Biografie-Kritik: Nobody’s Perfect: Billy Wilder – A Personal Biography, von Charlotte Chandler (2002) – 7/10

Die Autorin verbrachte viel Zeit mit Billy Wilder und protzt gern damit:

Billy Wilder and I frequently ate breakfast at the Beverly Hills Hotel

Sie stalkte auch andere A-Promis und erzählt gleich auf der ersten Seite, wie sie mit Groucho Marx um die Häuser zieht, rein zufällig Billy Wilder trifft und ein Interview klarmacht. Bei jedem Promi-Statement sagt sie „told me“:

Tennessee Williams told me… Audrey Hepburn told me… Tony Curtis told me… At lunch with Billy Wilder and I.A.L. Diamond… James Cagney told me… Henry Fonda told me…

Das Name-Dropping klingt penetrant. Die vielen Promi-Zitate über Billy Wilder (1906 – 2002) erscheinen weitgehend freundlich, das affirmative Zitat-Stakkato erinnert an ein Making-of auf Film-DVDs oder an eine arte-Kultur-Doku: die Akteure loben sich aufdringlich gegenseitig über den Klee. Kritisch klingt in diesem Buch nur Billy Wilder selbst (unter anderem über sich und über Marilyn Monroe).

Zu den lustigsten Passagen im Buch gehören die Erzählungen von Tony Curtis und Jack Lemmon, die in „Some Like it Hot” als Frauen auftraten: Wilder schickte sie in Verkleidung auf die Damentoilette im Filmstudio – würden sie als  Frauen akzeptiert?

Autorin Charlotte Chandler schreibt überaus flüssig (und unkritisch) in vielen kurzen Kapiteln – oft lustig dank Billy Wilder, gelegentlich berührend. Ernste, aber höfliche Kritik am Wilder-Film Spirit of St. Louis äußert nur ein anderer Regisseur, der diesen Stoff gern selbst verfilmt hätte. Meine Taschenbuchausgabe zeigt nur wenige Bilder direkt auf ungestrichenem Textdruckpapier.

Auf Dauer wirken die vielen Kapitelchen – ein Kapitel pro Film –  monoton. Man hat den Eindruck, Chandler hat zu jedem Film noch mehr Statements gesammelt und bringt trotzdem nur eine kurze, etwas zufällig wirkende Auswahl pro Film. Am Buchende irritiert  das ungewohnt lange Kapitel über Wilders Kunstsammlung.
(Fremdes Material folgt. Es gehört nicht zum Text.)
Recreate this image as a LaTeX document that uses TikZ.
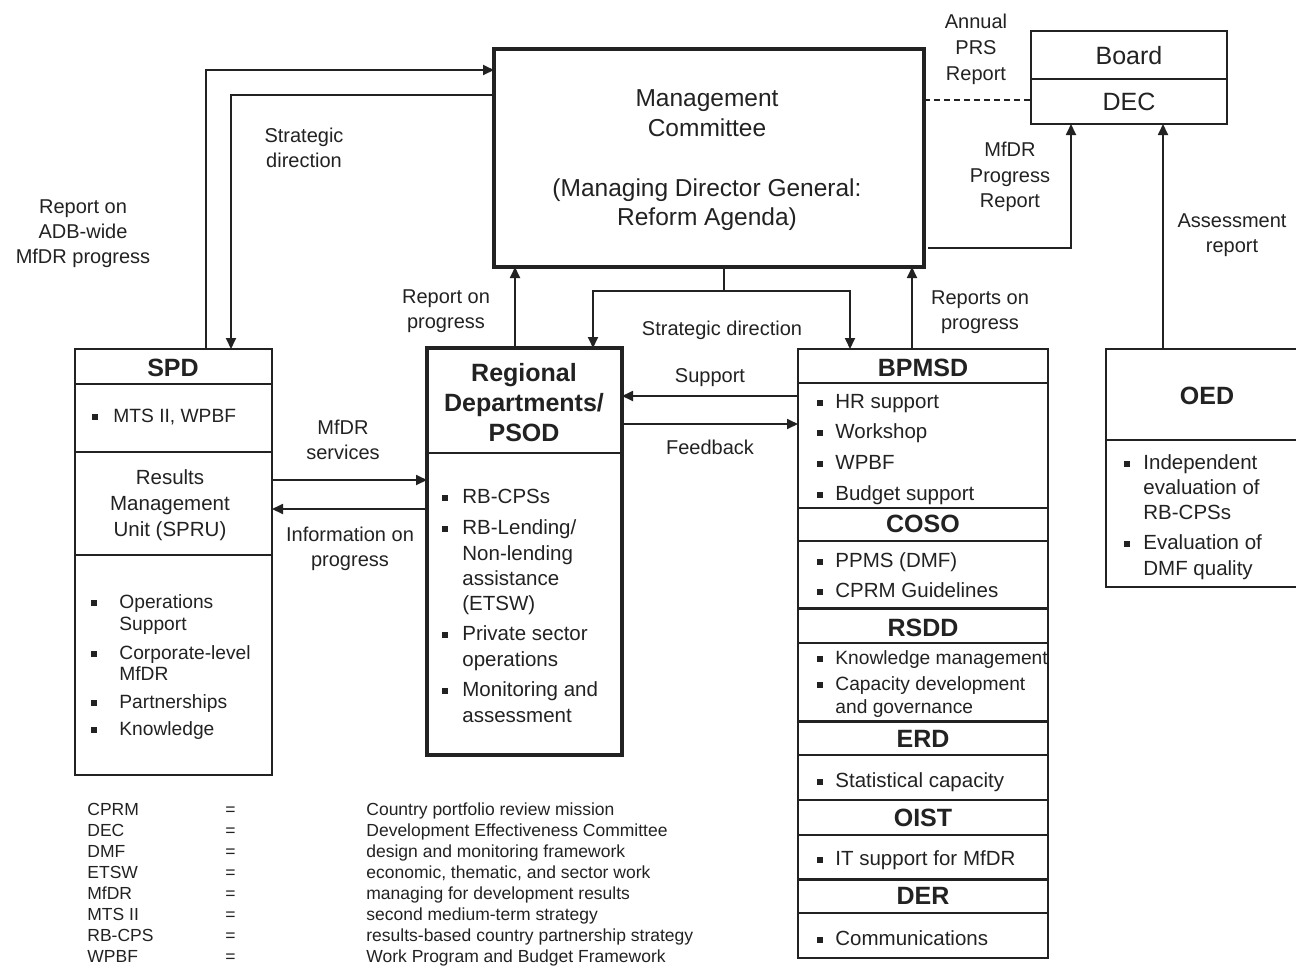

Die Autorin Charlotte Chandler heißt bürgerlich Lyn Erhard und ist schon deshalb nicht mit Billy Wilders gelegentlichem Co-Autor Raymond Chandler verwandt. Charlotte Chandler biografierte auch viele andere Hollywoodgrößen.

Die beiden Wilder-Biografien von Hellmuth Karasek (1992) und Charlotte Chandler (2002) im Vergleich:

Gemeinsamkeiten: beide Bücher lassen sich sehr leicht lesen. Beide Autoren protzen mit der vielen Zeit, die sie mit Wilder verbrachten; nur Chandler zeigt auch ein Foto von sich und Wilder. Beide lassen Wilder ausführlich zu Wort kommen und sind nicht an scharfer Kritik oder äußerster Sachlichkeit interessiert. Viele Anekdoten erscheinen fast eins zu eins in beiden Büchern, vor allem in der jeweils ersten Hälfte. Kein Autor fragt, warum Billy Wilders Filme ab etwa 1960 weniger interessant wurden, ob er je ein wichtiges gedrucktes Buch plante oder welche Bücher ihn beeinflussten (abgesehen von solchen, die er verfilmen wollte). Beide beschreiben ausführlich die Versteigerung von Wilders Kunstsammlung; Chandler erwähnt Karaseks Anwesenheit bei der Versteigerung.

Unterschiede: nur Chandler interviewt noch viele andere Hollywood-Promis über Billy Wilder. Chandlers Buch liest sich wie ein kohärenter Lebenslauf, Karasek bringt ein Anekdoten-Sammelsurium. Chandler erzählt etwas mehr über den Menschen Wilder, kommt ihm aber auch nicht nah. Chandler erzählt Filminhalte eingerückt ausführlich im Lauftext; Karasek erzählt Filminhalte im Anhang knapper und mit Besetzungsliste – die kommt bei Chandler erst im Anhang. Karasek erzählt mehr über Wilders Zeit in Berlin ab 1945; nur Chandler redet über die letzten erfolglosen Wilder-Filme und Wilders Reaktion darauf.